Granted, these questions do not tend to focus upon his crowning earthly achievements, in leading the movement for Americans of African descent to have their rights fully respected as Americans (and, one would hope for other nations and any other member of the human race). Rather, these address facts that it seems may be at risk of being swept under the rug, in casual treatments – facts that are also quite relevant to know in our time.
You may wish to try your hand at it and you may share it freely with others. Actually, please do.
1. What was his profession of belief and spiritual relationship?
2. What was his vocation?
3. Of what political party was he a member? (Hint: the civil rights party in U.S. history, not the favorite party of the KKK, nor of Planned Parenthood “eugenicist” child butchers’, whose founder authored “The Negro Project.”)
4. When people of the other party sought to deny him his right to keep and bear arms, what famous organization stood up for him publicly and specifically?
6. Did Dr. King stand up for a two-state solution on behalf of a nation to be called “Palestine” or was he a Zionist?
7. Which political school of thought (seven letter word) _ _ _ _ _ _ _ did King condemned with these words? “This deprecation of individual freedom was objectionable to me. I am convinced now, as I was then, that man is an end because he is a child of God. Man is not made for the state; the state is made for man. To deprive man of freedom is to relegate him to the status of a thing, rather than elevate him to the status of a person. Man must never be treated as means to the end of the state; but always as an end within himself.”
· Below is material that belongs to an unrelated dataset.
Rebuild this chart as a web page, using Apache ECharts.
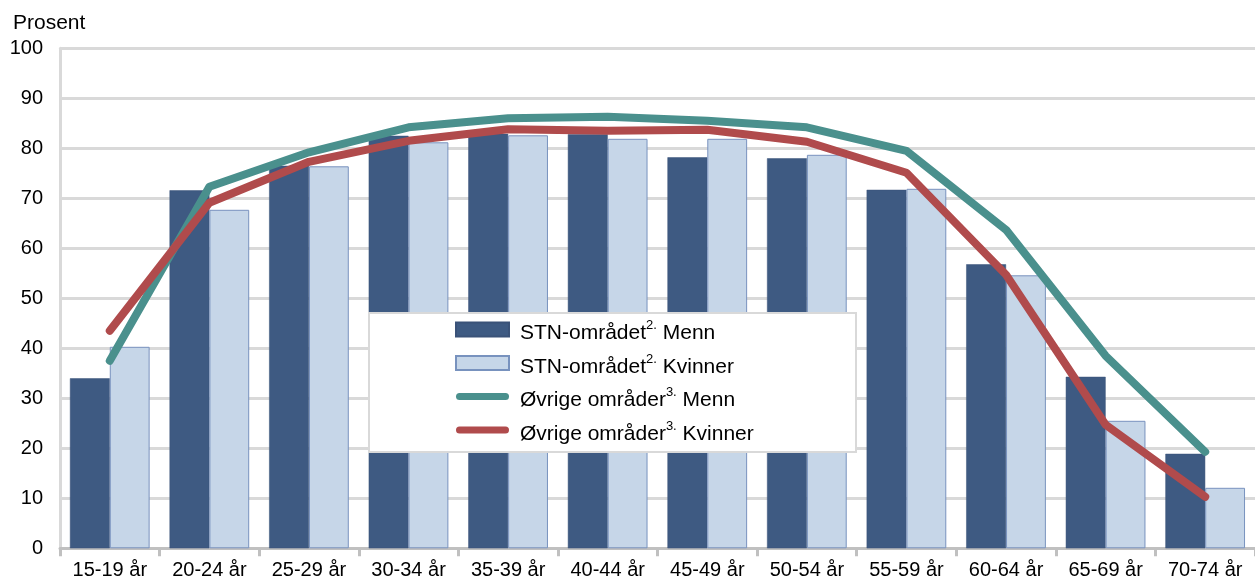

8. He was given an award from Planned Parenthood in 1996, when that group addressed abortion negatively in public, as it was following its overall strategy. His wife gave a speech, ostensibly in his name, in acceptance of the award. In King’s own writing, did he show he thought abortion was a reasonable measure for general birth control, or did he oppose it?
9. In his “I Have a Dream” speech, how did he say he dreamt that you or I, or for another example, Barack Obama should and should not be judged in America?
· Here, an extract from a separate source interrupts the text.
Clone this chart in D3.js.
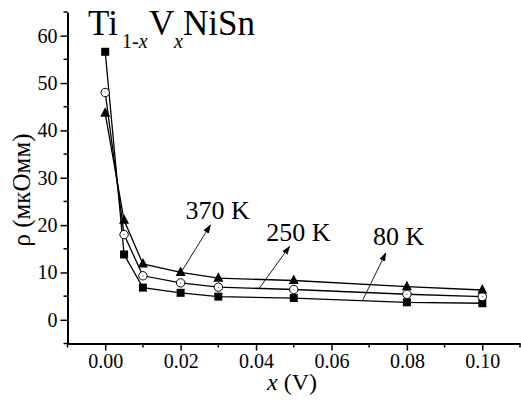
<!DOCTYPE html>
<html><head><meta charset="utf-8">
<script src="https://cdn.jsdelivr.net/npm/d3@7"></script>
<style>
html,body{margin:0;padding:0;background:#fff;}
svg{display:block;}
</style></head>
<body>
<script>
const xValues = [0, 0.005, 0.01, 0.02, 0.03, 0.05, 0.08, 0.10];
const rho80  = [56.6, 13.8, 6.8, 5.7, 4.9, 4.6, 3.7, 3.5];
const rho250 = [48.0, 18.0, 9.3, 7.8, 6.9, 6.4, 5.4, 4.9];
const rho370 = [43.6, 21.0, 11.8, 10.0, 8.8, 8.3, 7.0, 6.3];
const xTicks = [0, 0.02, 0.04, 0.06, 0.08, 0.10];
const yTicks = [0, 10, 20, 30, 40, 50, 60];
const labels = [
  {text: "370 K", x: 0.0213, y: 21.2, ax0: 0.0204, ay0: 10.4, ax1: 0.0279, ay1: 20.0},
  {text: "250 K", x: 0.0427, y: 16.6, ax0: 0.0409, ay0: 6.7, ax1: 0.0489, ay1: 15.5},
  {text: "80 K",  x: 0.0710, y: 15.7, ax0: 0.0683, ay0: 4.2, ax1: 0.0744, ay1: 14.1}
];

const FONT = "'Liberation Serif', 'Times New Roman', serif";
const W = 521, H = 405;
const svg = d3.select("body").append("svg").attr("width", W).attr("height", H).style("font-family", FONT);
const x = d3.scaleLinear().domain([-0.01, 0.11]).range([67.5, 520]);
const y = d3.scaleLinear().domain([-5, 65]).range([343.5, 12]);

// axes
const xAxis = svg.append("g").attr("transform", `translate(0,${y(-5)})`)
  .call(d3.axisBottom(x).tickValues(xTicks).tickFormat(d3.format(".2f")).tickSize(7).tickPadding(3).tickSizeOuter(0));
const yAxis = svg.append("g").attr("transform", `translate(${x(-0.01)},0)`)
  .call(d3.axisLeft(y).tickValues(yTicks).tickSize(7).tickPadding(3).tickSizeOuter(0));
[xAxis, yAxis].forEach(g => {
  g.style("font-family", FONT);
  g.select(".domain").attr("stroke", "#000").attr("stroke-width", 2);
  g.selectAll(".tick line").attr("stroke", "#000").attr("stroke-width", 1.5);
  g.selectAll(".tick text").style("font-family", FONT).attr("font-size", 20).attr("fill", "#000");
});
// minor ticks
const xMinor = [-0.01, 0.01, 0.03, 0.05, 0.07, 0.09, 0.11];
svg.append("g").selectAll("line").data(xMinor).join("line")
  .attr("x1", d => x(d)).attr("x2", d => x(d)).attr("y1", y(-5)).attr("y2", y(-5) + 4)
  .attr("stroke", "#000").attr("stroke-width", 1.5);
const yMinor = [-5, 5, 15, 25, 35, 45, 55, 65];
svg.append("g").selectAll("line").data(yMinor).join("line")
  .attr("x1", x(-0.01) - 4).attr("x2", x(-0.01)).attr("y1", d => y(d)).attr("y2", d => y(d))
  .attr("stroke", "#000").attr("stroke-width", 1.5);

// lines
const line = d3.line().x(d => x(d[0])).y(d => y(d[1]));
const series = [
  {vals: rho80, shape: "square"},
  {vals: rho250, shape: "circle"},
  {vals: rho370, shape: "triangle"}
];
series.forEach(s => {
  const pts = xValues.map((v, i) => [v, s.vals[i]]);
  svg.append("path").datum(pts).attr("d", line).attr("fill", "none").attr("stroke", "#000").attr("stroke-width", 1.3);
});
series.forEach(s => {
  const pts = xValues.map((v, i) => [v, s.vals[i]]);
  const g = svg.append("g");
  if (s.shape === "square") {
    g.selectAll("rect").data(pts).join("rect")
      .attr("x", d => x(d[0]) - 4).attr("y", d => y(d[1]) - 4).attr("width", 8).attr("height", 8).attr("fill", "#000");
  } else if (s.shape === "circle") {
    g.selectAll("circle.o").data(pts).join("circle").attr("class", "o")
      .attr("cx", d => x(d[0])).attr("cy", d => y(d[1])).attr("r", 4.2)
      .attr("fill", "#fff").attr("stroke", "#000").attr("stroke-width", 1);
    g.selectAll("circle.dot").data(pts).join("circle").attr("class", "dot")
      .attr("cx", d => x(d[0])).attr("cy", d => y(d[1])).attr("r", 0.6).attr("fill", "#555");
  } else {
    g.selectAll("path").data(pts).join("path")
      .attr("d", d => { const cx = x(d[0]), cy = y(d[1]); return `M${cx},${cy-6}L${cx+5},${cy+3.5}L${cx-5},${cy+3.5}Z`; })
      .attr("fill", "#000");
  }
});

// annotations
svg.append("defs").append("marker").attr("id", "ah").attr("viewBox", "0 0 10 10")
  .attr("refX", 9).attr("refY", 5).attr("markerWidth", 9).attr("markerHeight", 9)
  .attr("markerUnits", "userSpaceOnUse").attr("orient", "auto")
  .append("path").attr("d", "M0,1.5L10,5L0,8.5Z").attr("fill", "#000");
labels.forEach(l => {
  svg.append("line").attr("x1", x(l.ax0)).attr("y1", y(l.ay0)).attr("x2", x(l.ax1)).attr("y2", y(l.ay1))
    .attr("stroke", "#000").attr("stroke-width", 0.9).attr("marker-end", "url(#ah)");
  svg.append("text").attr("x", x(l.x)).attr("y", y(l.y)).style("font-family", FONT).attr("font-size", 26).attr("fill", "#000").text(l.text);
});

// title
const t = svg.append("text").attr("y", 35).style("font-family", FONT).attr("font-size", 35).attr("fill", "#000");
t.append("tspan").attr("x", 88).text("Ti");
t.append("tspan").attr("x", 122).attr("font-size", 20).attr("dy", 13).text("1-");
t.append("tspan").attr("font-size", 20).attr("font-style", "italic").text("x");
t.append("tspan").attr("x", 149).attr("dy", -13).text("V");
t.append("tspan").attr("x", 174).attr("font-size", 20).attr("font-style", "italic").attr("dy", 13).text("x");
t.append("tspan").attr("x", 183).attr("dy", -13).text("NiSn");

// axis titles
const xl = svg.append("text").attr("x", 292).attr("y", 390).attr("text-anchor", "middle").style("font-family", FONT).attr("font-size", 24).attr("fill", "#000");
xl.append("tspan").attr("font-style", "italic").text("x");
xl.append("tspan").text(" (V)");
svg.append("text").attr("transform", "translate(30,190) rotate(-90)").attr("text-anchor", "middle")
  .style("font-family", FONT).attr("font-size", 25).attr("fill", "#000").text("ρ (мкОмм)");
</script>
</body></html>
10. The 2008 Democratic National Convention was arranged for Barack Obama to deliver his acceptance speech in a large, outdoor stadium in Denver, Colorado, on the 45th anniversary of King’s, historic and cherished “I Have a Dream” speech. Much was made of this coincidence and of the elaborate staging involved. Obama did refer to that speech at the end of his own. In his speech, how many times did Obama honor Dr. Martin Luther King, Jr. in referring to him by name? (Hint: it was the same number of times he did today, when he gave his second inaugural address on this, our Martin Luther King Day.)
1. Being “renewed in [deeply relational] knowledge, in the image of [his] Creator” and thus, a joint heir of Jesus Christ, reunited by his sacrificial death for our sins and by his resurrection, to God the Father in Heaven. Short answer: Christian.
2. Pastor of Dexter Avenue Baptist Church in Montgomery, Alabama
3. The Republican Party
4. The National Rifle Association
5. Ronald Reagan
9. “I have a dream that my four little children will one day live in a nation where they will not be judged by the color of their skin but by the content of their character.”
And you know what? I don’t intend to cite the other answers. You should still do some of the work, shouldn’t you? The words are there for using in Web searches.
Oh, and are you speaking out, or are we being quietly enslaved?